Much of Apple’s success has come on the back of the company’s ability to introduce revolutionary products at the right moment. The iMac, iTunes, iPod, iPhone and iPad were a succession of game changing innovations that turned Apple into a worldwide mega-brand. Lately though, sales have been slowing, and Apple is turning its attention away from its devices and toward services. This is worrying some analysts, including James Wang, who spoke to Barron’s reporter Tae Kim about Apples “innovation DNA.” Kim reports:
Even some Apple (ticker: AAPL) investors are questioning the technology giant’s services offering event earlier this week.

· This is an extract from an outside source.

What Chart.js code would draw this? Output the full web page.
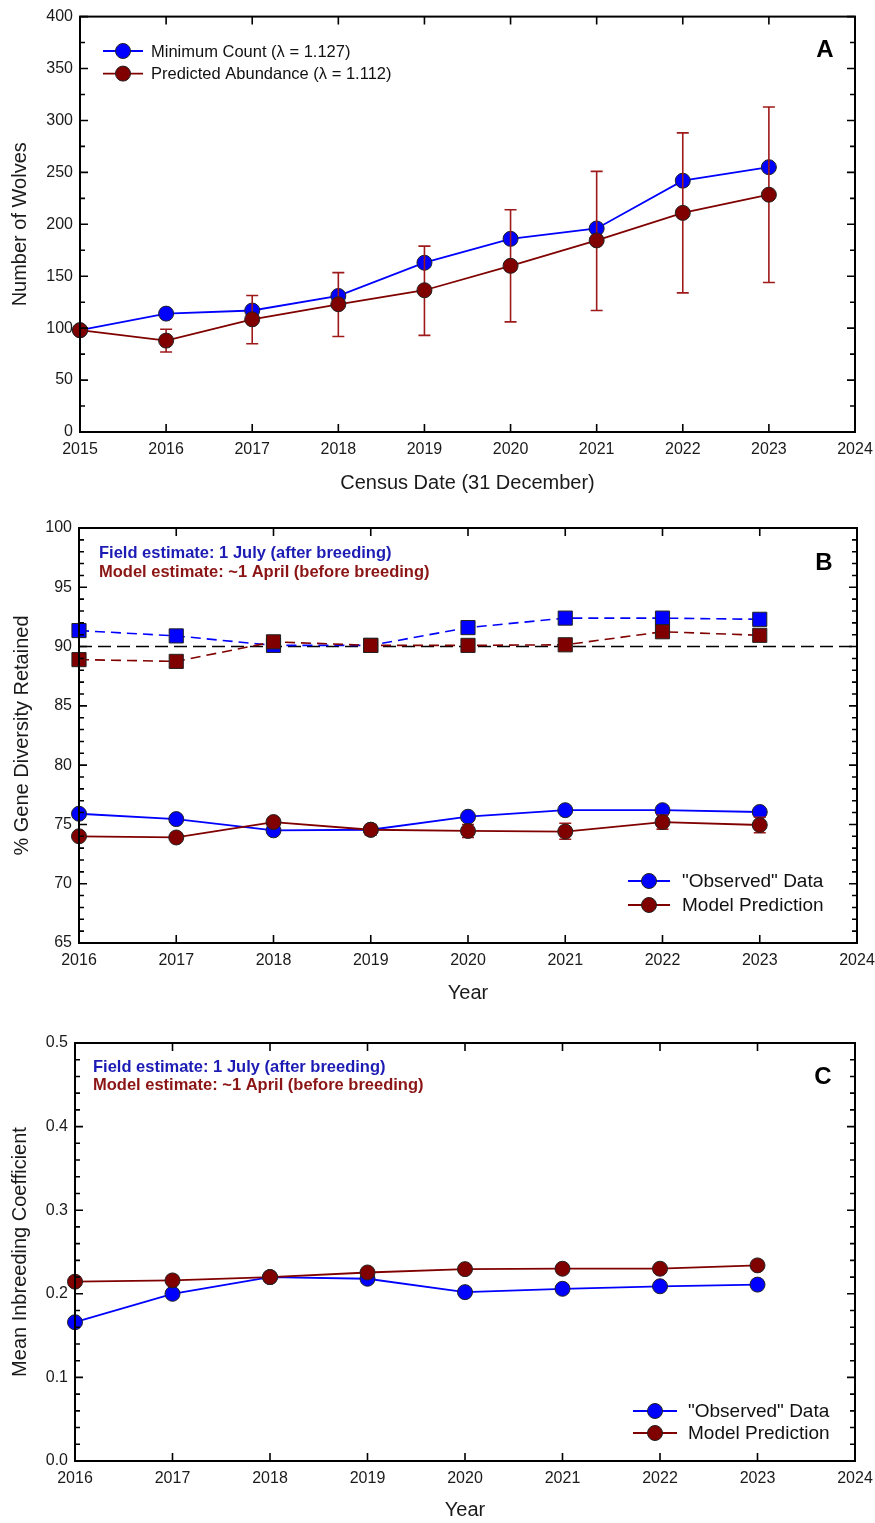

On Monday, the company unveiled an array of new paid services such as Apple TV+ (video subscription), Apple Arcade (gaming subscription), and Apple News+ (news and magazine subscription).
But in a phone interview with Barron’s on Tuesday, ARK Invest technology analyst James Wang explained why Apple’s new services strategy is worrisome. He also gave his appraisal of Nvidia ’s (NVDA) recently announced acquisition of Mellanox and handicapped the big chip war between Advanced Micro Devices (AMD) and Intel (INTC) this year.
Wang is a technology analyst focused on artificial intelligence and internet companies at ARK Invest, an investment firm with $6 billion in assets under management. Previously, he spent nine years at Nvidia as a product manager and analyst. He is quickly gaining a reputation for writing one of the more insightful social media feeds on technology trends.
In addition to Apple, his firm also owns shares in Nvidia, Netflix (NFLX), and AMD. You can find James on his Twitter feed @jwangark.
Here’s an edited transcript from our interview with the technology analyst:
Barron’s: What did you think about the Apple Services event? The content strategy?
I thought this is one of Apple’s weaker events from a presentation and narrative perspective. But if you look at it from an end-user perspective, none of these services are super-compelling and differentiated versus competitors.
Apple’s original DNA was built upon building products that other companies couldn’t build and bringing to market something that was much, much better and more well thought out. I think it’s very hard to argue that any of these products are more well thought out and better rounded than existing products from Netflix and Spotify (SPOT).
So I on the one hand, I see them trying to really satisfy Wall Street and demonstrate the financial model, on the other, I am somewhat concerned that they’re losing their core DNA, which is to build great products that don’t exist, to create markets, rather than compete in markets.